Don't judge a book by it's cover
It's a common and even subconscious thing that we do. When someone tells the name of their school, when someone dresses a certain way, when someone tells their job. Our brain naturally starts to make assumptions. But today I am not talking about people, I want to talk about the yoga Teacher Training Certificate (YTTC) accredited by the American Yoga Alliance.
Perhaps the name should be changed to something else, because it shouldn't be that easy to become a teacher. In old Indian culture, only the Brahmins could become teachers. (Let's leave the caste system out first.) In out society nowadays, it isn't that easy to get into NIE. You need to pass interviews, have relatively good grades, and they make you do practicums before you are off on your own. There is a basic standard to be met. Yet in the YTTC, anyone can do it and pass.
The YTTC has become more of a business making model nowadays. People from all over the world fly to countries with lower cost of living such as India, Thailand, Indonesia to do their YTTCs, that are sometimes also marketed as retreats. And after completing this YTTC, they can become certified teachers. Either we are spoiling the meaning of being certified, or society doesn't give a damn about certificates. I believe the former. People who have done proper yoga or any form of similar practice can tell the difference between someone who has done it for 2-4 years WITH professional coaching, as compared to someone who just learnt for a month and picked up random skills from the Internet. There is a difference between self-taught and professionally taught.
Maybe you think I am elitist, but this isn't about money. These courses aren't expensive. USD$1000 or even less, you become certified and you can even run a yoga studio and make millions. Imagine how dilute these skills become. And then you run your own YTTC. The requirements aren't tough, take a look at their website: https://www.yogaalliance.org/Our_Standards/Elevated_RYS_200_Standards
Maybe you think I look down on people who are self-taught. No I do not. I taught myself how to swim. I cut my hubby's hair. But what I don't do is, teach others how to do it and say I am professional.
Yes yoga is for everyone, but if it's so easy then why make a cert for it? It is just like that CPR course I did where the person (I can't bring myself to call him teacher) gave us all the answers, and I suspect one of the answers were wrong. And the course is not cheap you know, but people go for it because they can use their Skillsfuture credits. But can people really save lives, um nope. We can try... but seriously... ridiculous. The standard of the 200h cert is like a ballerina taking grade one ABRSM exam. Even people fail the ABRSM exam but no one fails the 200h cert. The teaching cert for ABRSM is so bloody tough to pass as well. Maybe you are just teaching yoga to beginners, but beginners are actually harder to teach. That's why childhood education is so important because when damage is done at a young age, it's really tough to reverse. Same for beginner practitioners. And yoga practitioners aren't kids. Kids are more flexible and heal faster. 50 year olds or 60 year olds come to do yoga and if you can't teach them the right alignments and right pose variations for people who can't do the standard, those people are gonna hurt themselves.

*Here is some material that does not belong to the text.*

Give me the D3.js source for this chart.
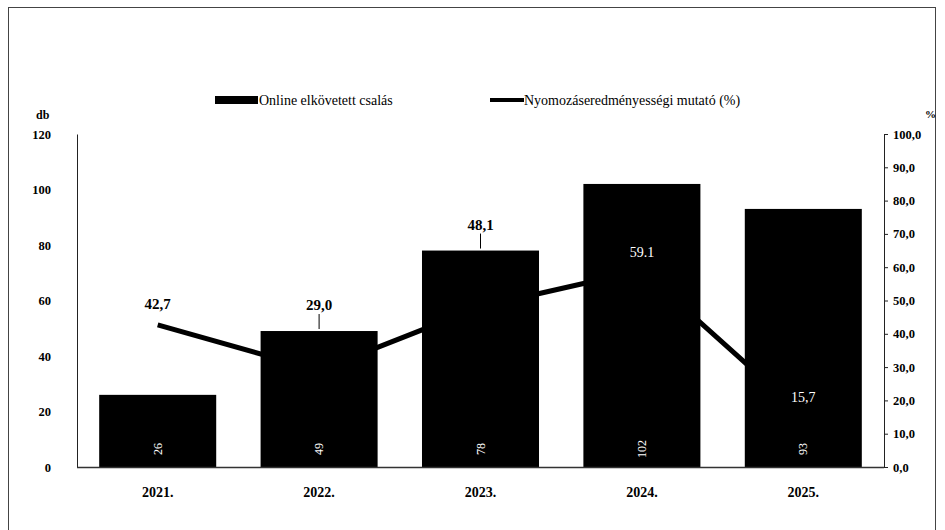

Honestly I am not against the YTTC. What I am against is its name. Just like how you can't market eggs as healthy because of its high cholesterol content, you shouldn't be marketing the yoga retreat as a teaching certificate. Change the name. Stop the euphemisms.
And to the general public, don't make judgements entirely off certifications. I don't even trust doctors. Do your research, trust your instincts, your intuition. Do what you feel is right for your body.